1. Preheat oven to 350°F. Spray 11- by 7-inch baking dish with cooking spray. Set aside.

2. Melt margarine over medium heat in large skillet. Add chilies and onion; cook and stir 5 minutes or until vegetables are tender. Add whole kernel corn; cook and stir 2 minutes. Remove from heat; stir in cream-style corn.

3. Beat eggs and milk in medium bowl. Pour over corn mixture in skillet; mixing until blended. Add cheese, tortilla chips and salt; mix lightly. Spoon into prepared baking dish. Bake uncovered 45 minutes or until knife inserted in center comes out clean. Let stand 10 minutes before serving.

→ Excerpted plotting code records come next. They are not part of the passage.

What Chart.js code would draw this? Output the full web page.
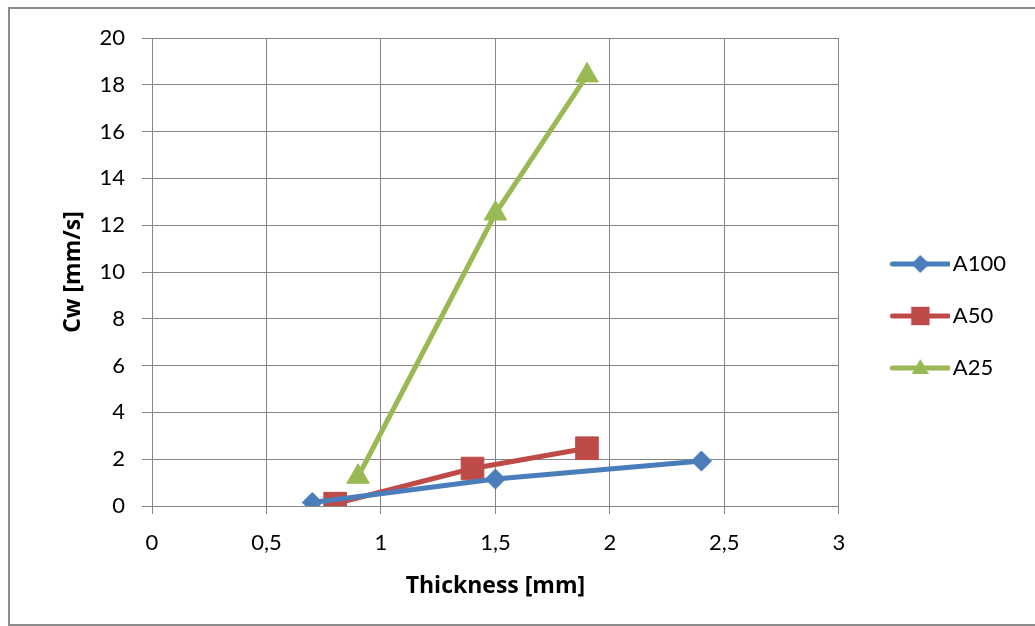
<!DOCTYPE html>
<html><head><meta charset="utf-8">
<script src="https://cdn.jsdelivr.net/npm/chart.js@4/dist/chart.umd.min.js"></script>
<style>
html,body{margin:0;padding:0;background:#fff;overflow:hidden;width:1035px;height:626px}
#frame{position:absolute;left:8px;top:7px;width:1040px;height:619px;border:2px solid #8c8c8c;box-sizing:border-box}
#wrap{position:absolute;left:0;top:0;width:1035px;height:626px}
</style></head>
<body><div id="frame"></div><div id="wrap"><canvas id="c" width="1035" height="626"></canvas></div>
<script>
const seriesNames = ['A100', 'A50', 'A25'];
const a100X = [0.7, 1.5, 2.4];
const a100Y = [0.15, 1.15, 1.92];
const a50X = [0.8, 1.4, 1.9];
const a50Y = [0.1, 1.6, 2.47];
const a25X = [0.9, 1.5, 1.9];
const a25Y = [1.25, 12.5, 18.4];
const xTickValues = [0, 0.5, 1, 1.5, 2, 2.5, 3];
const xTickLabels = ['0', '0,5', '1', '1,5', '2', '2,5', '3'];
const yTickLabels = ['0', '2', '4', '6', '8', '10', '12', '14', '16', '18', '20'];
const xTitle = 'Thickness [mm]';
const yTitle = 'Cw [mm/s]';

const colors = ['#4A7EBB', '#BE4B48', '#98B954'];
const styles = ['rectRot', 'rect', 'triangle'];
const radii = [10, 16, 13];
const FONT = 'Lato, "Open Sans", sans-serif';
const TFONT = '"Open Sans", Lato, sans-serif';

function pts(xs, ys) { return xs.map((x, i) => ({x: x, y: ys[i]})); }

function drawMarker(ctx, style, r, x, y) {
  ctx.beginPath();
  if (style === 'rectRot') {
    ctx.moveTo(x - r, y); ctx.lineTo(x, y - r); ctx.lineTo(x + r, y); ctx.lineTo(x, y + r);
  } else if (style === 'rect') {
    const s = Math.SQRT1_2 * r; ctx.rect(x - s, y - s, 2 * s, 2 * s);
  } else {
    ctx.moveTo(x, y - r); ctx.lineTo(x - r * 0.866, y + r / 2); ctx.lineTo(x + r * 0.866, y + r / 2);
  }
  ctx.closePath(); ctx.fill();
}
function legendImg(i) {
  const c = document.createElement('canvas');
  c.width = 90; c.height = 24;
  const g = c.getContext('2d');
  g.strokeStyle = colors[i]; g.fillStyle = colors[i]; g.lineWidth = 5; g.lineCap = 'round';
  g.beginPath(); g.moveTo(32, 12); g.lineTo(88, 12); g.stroke();
  const lr = [9, 13, 10][i];
  drawMarker(g, styles[i], lr, 60, i === 2 ? 13 : 12);
  return c;
}
const legendImgs = [0, 1, 2].map(legendImg);

const xs = [a100X, a50X, a25X], ys = [a100Y, a50Y, a25Y];
const datasets = seriesNames.map((n, i) => ({
  label: n,
  data: pts(xs[i], ys[i]),
  showLine: true,
  borderColor: colors[i],
  backgroundColor: colors[i],
  borderWidth: 5,
  pointStyle: styles[i],
  pointRadius: radii[i],
  pointBorderWidth: 1,
  pointBorderColor: colors[i],
  pointBackgroundColor: colors[i],
  tension: 0
}));

new Chart(document.getElementById('c'), {
  type: 'scatter',
  data: {datasets: datasets},
  options: {
    responsive: false,
    animation: false,
    devicePixelRatio: 1,
    layout: {padding: {top: 6, right: 19, bottom: 0, left: 0}},
    plugins: {
      tooltip: {enabled: false},
      title: {display: true, text: '', fullSize: false, font: {size: 10, lineHeight: 1}, padding: {top: 22, bottom: 0}},
      legend: {
        position: 'right',
        labels: {
          usePointStyle: true,
          pointStyleWidth: 73,
          padding: 30,
          color: '#000',
          font: {family: FONT, size: 22},
          generateLabels: function (chart) {
            return chart.data.datasets.map((d, i) => ({
              text: d.label, datasetIndex: i, pointStyle: legendImgs[i],
              fillStyle: colors[i], strokeStyle: colors[i], lineWidth: 0, hidden: false, fontColor: '#000'
            }));
          }
        }
      }
    },
    scales: {
      x: {
        type: 'linear', min: 0, max: 3,
        afterBuildTicks: s => { s.ticks = xTickValues.map(v => ({value: v})); },
        afterFit: s => { s.height = 120; },
        grid: {color: '#858585', lineWidth: 1, tickLength: 8, drawTicks: true},
        border: {color: '#858585', width: 1},
        ticks: {
          padding: 16, color: '#000', font: {family: FONT, size: 22}, maxRotation: 0,
          callback: (v) => { const k = xTickValues.indexOf(v); return k >= 0 ? xTickLabels[k] : ''; }
        },
        title: {display: true, text: xTitle, color: '#000', font: {family: TFONT, size: 23, weight: 'bold'}, padding: {top: 0, bottom: 26}}
      },
      y: {
        type: 'linear', min: 0, max: 20,
        afterBuildTicks: s => { s.ticks = yTickLabels.map(t => ({value: Number(t)})); },
        afterFit: s => { s.width = 152; },
        grid: {color: '#858585', lineWidth: 1, tickLength: 10, drawTicks: true},
        border: {color: '#858585', width: 1},
        ticks: {
          padding: 17, color: '#000', font: {family: FONT, size: 22},
          callback: (v) => { const k = yTickLabels.indexOf(String(v)); return k >= 0 ? yTickLabels[k] : ''; }
        },
        title: {display: true, text: yTitle, color: '#000', font: {family: TFONT, size: 23, weight: 'bold'}, padding: {top: 60, bottom: 0}}
      }
    }
  }
});
</script>
</body></html>
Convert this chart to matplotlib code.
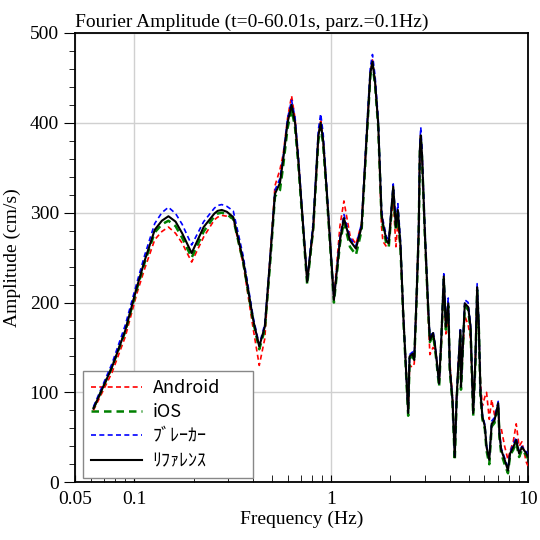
import numpy as np
import matplotlib
matplotlib.use("Agg")
import matplotlib.pyplot as plt
from matplotlib.ticker import FixedLocator, NullFormatter, MultipleLocator

plt.rcParams['font.family'] = ['Liberation Serif', 'DejaVu Serif']

# frequency samples (Hz)
freq = [0.062, 0.077, 0.090, 0.103, 0.113, 0.127, 0.138, 0.149, 0.162, 0.175,
        0.1955, 0.225, 0.255, 0.265, 0.278, 0.295, 0.318, 0.357, 0.402, 0.431,
        0.46, 0.489, 0.518, 0.549, 0.57, 0.60, 0.629, 0.655, 0.68, 0.755,
        0.81, 0.86, 0.884, 0.91, 0.948, 1.032, 1.107, 1.16, 1.245, 1.335,
        1.426, 1.51, 1.58, 1.62, 1.67, 1.732, 1.80, 1.83, 1.91, 1.96,
        2.065, 2.13, 2.18, 2.25, 2.32, 2.46, 2.50, 2.59, 2.64, 2.71,
        2.78, 2.82, 2.85, 2.89, 2.99, 3.11, 3.17, 3.29, 3.36, 3.43,
        3.53, 3.62, 3.73, 3.82, 3.93, 4.00, 4.13, 4.24, 4.33, 4.41,
        4.53, 4.56, 4.77, 4.96, 5.10, 5.26, 5.40, 5.51, 5.62, 5.73,
        5.86, 6.03, 6.15, 6.35, 6.53, 6.75, 7.05, 7.15, 7.30, 7.60,
        7.90, 8.10, 8.40, 8.70, 9.00, 9.30, 9.80, 10.0]

ref = [82, 128, 169, 217, 247, 281, 291, 296, 290, 277,
       255, 284, 299, 302, 303, 301, 295, 247, 180, 151,
       173, 247, 321, 333, 359, 400, 420, 400, 359, 223,
       284, 385, 400, 380, 325, 203, 269, 294, 269, 260,
       284, 381, 455, 468, 445, 399, 299, 288, 269, 266,
       329, 284, 303, 262, 188, 77, 140, 143, 136, 203,
       277, 370, 386, 365, 277, 192, 158, 166, 154, 136,
       110, 158, 229, 173, 199, 128, 91, 28, 91, 125,
       169, 106, 199, 195, 173, 77, 136, 217, 173, 99,
       73, 62, 39, 25, 65, 69, 88, 54, 36, 25,
       13, 32, 39, 47, 32, 39, 32, 28]

ios = [82, 128, 168, 215, 245, 278, 287, 291, 285, 272,
       250, 279, 296, 299, 300, 298, 293, 245, 178, 148,
       170, 243, 318, 325, 352, 394, 415, 395, 355, 220,
       282, 380, 396, 376, 322, 200, 265, 290, 262, 253,
       280, 378, 452, 465, 442, 396, 296, 285, 264, 262,
       325, 280, 300, 258, 186, 74, 138, 140, 135, 200,
       275, 368, 384, 362, 275, 190, 156, 164, 150, 133,
       106, 155, 226, 170, 196, 125, 88, 24, 88, 122,
       165, 103, 196, 192, 170, 74, 133, 214, 170, 96,
       70, 59, 35, 20, 62, 66, 85, 50, 32, 20,
       10, 30, 36, 44, 28, 36, 30, 26]

android = [80, 122, 162, 210, 238, 270, 279, 284, 277, 266,
           245, 273, 292, 295, 297, 296, 293, 243, 170, 130,
           160, 250, 330, 348, 365, 405, 430, 405, 360, 225,
           280, 385, 402, 382, 325, 205, 285, 313, 275, 265,
           288, 382, 455, 470, 448, 400, 285, 268, 262, 268,
           315, 262, 290, 258, 190, 80, 130, 128, 132, 205,
           280, 372, 388, 366, 278, 185, 142, 150, 148, 138,
           112, 150, 225, 165, 188, 135, 95, 32, 95, 130,
           160, 110, 185, 175, 160, 82, 140, 210, 165, 110,
           85, 95, 100, 70, 92, 75, 80, 58, 60, 40,
           25, 35, 45, 65, 40, 45, 22, 18]

breaker = [84, 132, 175, 222, 253, 288, 300, 306, 299, 287,
           264, 290, 305, 308, 309, 307, 302, 252, 183, 153,
           176, 250, 325, 338, 362, 405, 425, 406, 365, 225,
           290, 392, 410, 388, 330, 205, 272, 298, 272, 263,
           288, 388, 462, 476, 452, 405, 305, 292, 273, 270,
           332, 290, 310, 268, 190, 78, 142, 145, 138, 206,
           282, 378, 395, 372, 282, 195, 162, 168, 156, 137,
           110, 160, 232, 176, 205, 130, 93, 30, 93, 130,
           172, 108, 203, 200, 176, 80, 140, 221, 176, 101,
           75, 64, 41, 27, 68, 72, 90, 56, 38, 27,
           15, 34, 42, 50, 34, 40, 34, 30]

labels = ['Android', 'iOS', 'ﾌﾞﾚｰｶｰ', 'ﾘﾌｧﾚﾝｽ']

fig = plt.figure(figsize=(5.4, 5.4), dpi=100)
ax = fig.add_axes([0.139, 0.107, 0.839, 0.832])

ax.plot(freq, android, color='#ff0000', ls=(0, (3, 2)), lw=1.2, label=labels[0], zorder=3)
ax.plot(freq, ios, color='#008000', ls=(0, (3, 2)), lw=1.8, label=labels[1], zorder=3)
ax.plot(freq, breaker, color='#0000ff', ls=(0, (3, 2)), lw=1.2, label=labels[2], zorder=3)
ax.plot(freq, ref, color='black', lw=1.5, label=labels[3], zorder=4)

ax.set_xscale('log')
ax.set_xlim(0.05, 10)
ax.set_ylim(0, 500)

ax.xaxis.set_major_locator(FixedLocator([0.05, 0.1, 1, 10]))
ax.set_xticklabels(['0.05', '0.1', '1', '10'])
minors = [0.06, 0.07, 0.08, 0.09] + [k / 10 for k in range(2, 10)] + list(range(2, 10))
ax.xaxis.set_minor_locator(FixedLocator(minors))
ax.xaxis.set_minor_formatter(NullFormatter())
ax.yaxis.set_major_locator(MultipleLocator(100))
ax.yaxis.set_minor_locator(MultipleLocator(20))

ax.tick_params(axis='x', which='both', direction='in', length=5, labelsize=14, pad=6)
ax.tick_params(axis='y', which='major', direction='out', length=8, labelsize=14)
ax.tick_params(axis='y', which='minor', direction='out', length=4)

ax.grid(True, which='major', color='#d0d0d0', lw=1.0)
ax.set_axisbelow(True)
for s in ax.spines.values():
    s.set_linewidth(1.3)

ax.set_xlabel('Frequency (Hz)', fontsize=14, labelpad=2)
ax.set_ylabel('Amplitude (cm/s)', fontsize=14, labelpad=6)
ax.set_title('Fourier Amplitude (t=0-60.01s, parz.=0.1Hz)', fontsize=14, loc='left', pad=4)

leg = ax.legend(loc='lower left', bbox_to_anchor=(0.018, 0.009, 0.375, 0.2), mode='expand',
                borderaxespad=0,
                prop={'family': ['Noto Sans CJK JP', 'DejaVu Sans'], 'size': 13},
                fancybox=False, edgecolor='#888888', framealpha=1,
                handlelength=2.8, handletextpad=0.6, labelspacing=0.35,
                borderpad=0.45)
leg.set_zorder(2)

fig.savefig('out.png', dpi=100)
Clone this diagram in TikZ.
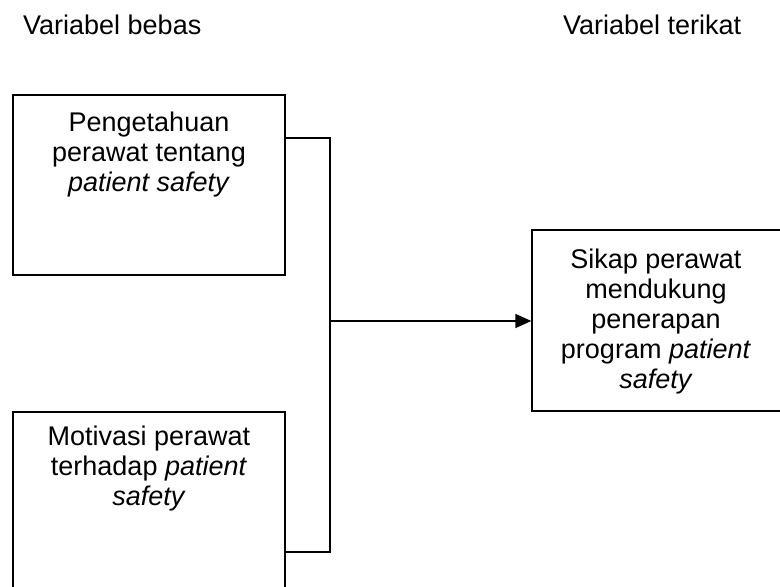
\documentclass[tikz,border=0pt]{standalone}
\usepackage{fontspec}
\setmainfont{Liberation Sans}
\usetikzlibrary{arrows.meta}
\begin{document}
\begin{tikzpicture}[x=1pt,y=-1pt,
  every node/.style={font=\fontsize{27}{30}\selectfont},
  box/.style={draw,line width=1.3pt,inner sep=0pt,rectangle},
  label/.style={inner sep=0pt,align=center,anchor=north},
  conn/.style={line width=1.3pt}]
\useasboundingbox (0,0) rectangle (780,587);
\node[box,minimum width=272pt,minimum height=180pt] (b1) at (149,185) {};
\node[box,minimum width=272pt,minimum height=208pt] (b2) at (149,516) {};
\node[box,minimum width=250pt,minimum height=181pt] (b3) at (657,320.5) {};
\node[label] (t1) at (149,111.5) {\rule{0pt}{20pt}Pengetahuan\\perawat tentang\\\textit{patient safety}};
\node[label] (t2) at (149,425) {\rule{0pt}{20pt}Motivasi perawat\\terhadap \textit{patient}\\\textit{safety}};
\node[label] (t3) at (656,248) {\rule{0pt}{20pt}Sikap perawat\\mendukung\\penerapan\\program \textit{patient}\\\textit{safety}};
\node[inner sep=0pt,anchor=base west] (h1) at (23,34) {Variabel bebas};
\node[inner sep=0pt,anchor=base west] (h2) at (563,34) {Variabel terikat};
\coordinate (j1) at (330,138);
\coordinate (j2) at (330,552);
\coordinate (jm) at (330,321);
\draw[conn] (b1.east |- j1) -- (j1) -- (j2) -- (b2.east |- j2);
\draw[conn,-{Triangle[length=16pt,width=14pt]}] (jm) -- (b3.west |- jm);
\end{tikzpicture}
\end{document}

Creamy Broccoli with Turkey Bacon

Prep Time: 20 minutes

Total Time: 20 minutes

Makes: 8 servings (about 1/2 cup each)

6 cups fresh broccoli florets

1/2 teaspoon salt

4 ounces reduced-fat cream cheese (Neufchatel), cubed

1/ 4 cup milk

2 tablespoons spicy brown mustard

4 strips turkey bacon, heated, chopped

1/4 cup sunflower kernels, roasted and salted

1. Place broccoli, 1/2 cup water and salt in saucepan; cover. Bring to a boil over high heat. Reduce heat to medium-low; simmer 8 minutes or until crisp-tender. Drain and keep warm.

2. Place cream cheese and milk in same saucepan over medium heat. Cook and stir until cheese is melted and sauce is smooth. Stir in mustard and turkey bacon; cook 1 minute.

3. Add broccoli; mix lightly. Spoon into serving dish; sprinkle with sunflower kernels. Serve immediately.